Welcome to Harrow Lake. Someone’s expecting you . . .
Lola Nox is the daughter of a celebrated horror filmmaker – she thinks nothing can scare her.
But when her father is brutally attacked in their New York apartment, she’s swiftly packed off to live with a grandmother she’s never met in Harrow Lake, the eerie town where her father’s most iconic horror movie was shot.
The locals are weirdly obsessed with the film that put their town on the map – and there are strange disappearances, which the police seem determined to explain away.
And there’s someone – or something – stalking her every move.
The more Lola discovers about the town, the more terrifying it becomes. Because Lola’s got secrets of her own. And if she can’t find a way out of Harrow Lake, they might just be the death of her.
If you know me, you know that I don’t read many horror novels. I am typically too much of a scaredycat to get to the good parts of the story, and some books/games have been able to really shake me to my core. But when quarantine came around and I found myself still in a book slump, I knew I needed to read something different to shake things up. So I turned off the lights and started this book at around 11 PM. By the time I was 30% of the way through the book, I had to turn the lamp back on, and I knew that I wasn’t going to sleep until I had finished this novel.
Lola was an…interesting character. She is introduced as this antisocial character who steals for the sake of “seeing if she could do it”, but when her father is stabbed, she has to go to Harrow Lake to live with her grandmother. Harrow Lake just happens to be where her father found her mother to star in his hit horror film, so she knows that many secrets lie within this town. As the book goes on her character fleshes out a lot more. She goes from being a character that no one could connect to being a character who has been kept trapped into being told how to feel by everyone around her for years.

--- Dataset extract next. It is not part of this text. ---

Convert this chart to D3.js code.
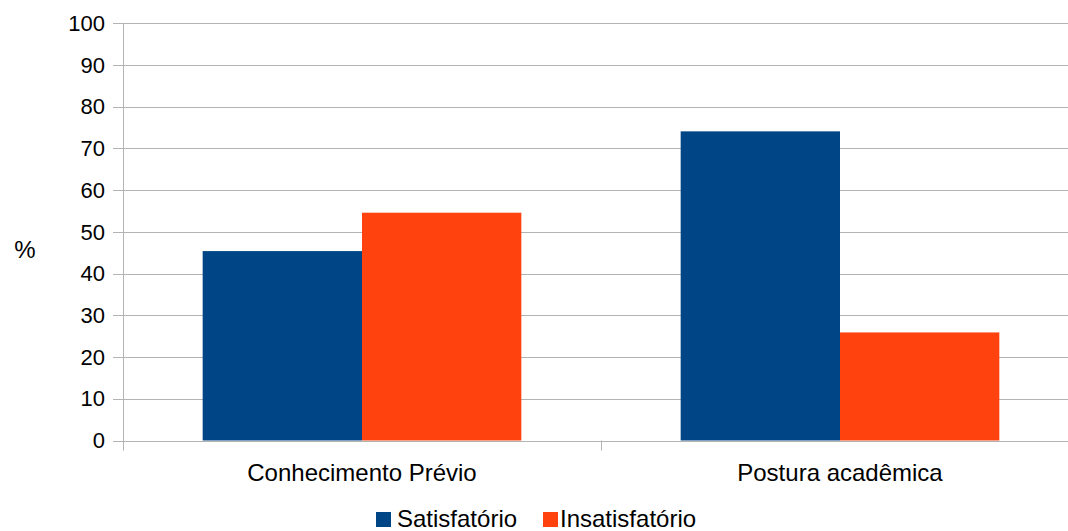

Mr. Jitters has to be one of the scariest psychological horror characters that I have seen in a long time. Is it just a childhood scary tale that everyone still somewhat believes in like the Boogeyman? Or is there genuine evil within the city limits of Harrow Lake? The other townspeople of Harrow Lake are also rather eerie. I couldn’t quite put my finger on what was really wrong with the town, and I still couldn’t figure it out once the book was over, but something definitely went wrong in this town after the mining accident in 1928.
The atmosphere that the story has is amazing. I could feel the tension build in certain scenes when Lola couldn’t even trust her own eyes to tell her the truth. I felt at some points like I was watching a horror film rather than simply reading a book, the imagery was so descriptive. In a few scenes, I could even feel my skin crawling as I was reading the pages. There were a few sentences that missed the mark though, such as “Her hands wring together in front of her, two pale moths feeling their way blindly.” I don’t know, I just couldn’t compare hands to being like moths in my mind. But most of the description was perfect for each setting.
The thing that brought my rating down to 3 and a half books for this title was the fact that the ending felt so rushed. There was so much amazing buildup and I was looking forward to how it all tied together. Then, when the climax was reached, Kindle told me that I only had around 11 minutes left in the book. A lot of my questions were left unanswered and disappointed me a lot. I was looking forward to seeing what would happen with a lot of these different stories, but then I felt like the threads connecting the book together were just snipped at the end. I didn’t feel a sense of satisfaction like I thought I would at the end of the story.
Overall, I would still recommend this book to anyone looking for a new psychological horror story to read. The rest of the book is simply too good to let the end deter you from enjoying the journey.
I received a copy of this book and this is my voluntary review.